The son of a Catholic mother and an Anglican father, George Pell grew up in Ballarat, a mining town northwest of Melbourne, where he also served as a priest from 1971 to 1984.
During that time, accusations of abuse by priests swirled through the area, but Cardinal Pell later said that he had no memory of hearing about specific substantiated cases of sexual abuse.
His rise through the church was swift. He became bishop of Melbourne in 1996. Less than a year later, he formed the “Melbourne Response,” a process to investigate local accusations of sexual abuse against Catholic clergymen.

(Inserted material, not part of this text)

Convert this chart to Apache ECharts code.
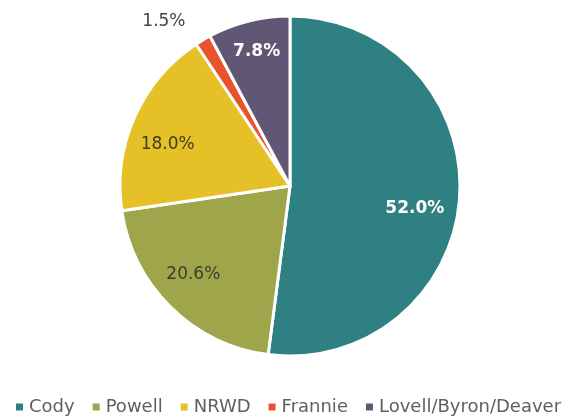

More than a dozen priests accused of abuse stepped down during Cardinal Pell’s time in Melbourne, but he also protected the church’s finances. The Melbourne Response capped payouts to victims at 50,000 Australian dollars ($38,000), far below what victims in other countries would later receive.
In 2007, he was appointed to a council of cardinals assigned to improve the Vatican’s finances. In 2014, Pope Francis named him prefect of the Secretariat for the Economy, effectively making him the Vatican’s treasurer and its third most senior figure.
Last June, his legal team received the charges against him in the state of Victoria. Pope Francis gave him a leave of absence to return to Australia to mount his defense.
What has he been accused of?
Cardinal Pell has been charged with “historical sexual offenses.” No further details of those charges have been publicly released by the courts.
Cardinal Pell previously denied knowing about abuse in the 1970s and ’80s, but the description of the crimes that have been made available to the public would suggest that he is now being accused of having been personally engaged in sexual offenses by multiple complainants.
There appear to be at least two locations where the alleged offenses took place, spanning many years. One of the charges he will stand trial for is indecent assault. It’s not clear when the incident is alleged to have taken place.
What’s known is that Cardinal Pell is the highest-ranking Vatican cleric to face charges of sexual crimes, and that he has aggressively denied the charges.
“The whole idea of sexual abuse is abhorrent to me,” he said at a news conference in Rome last June.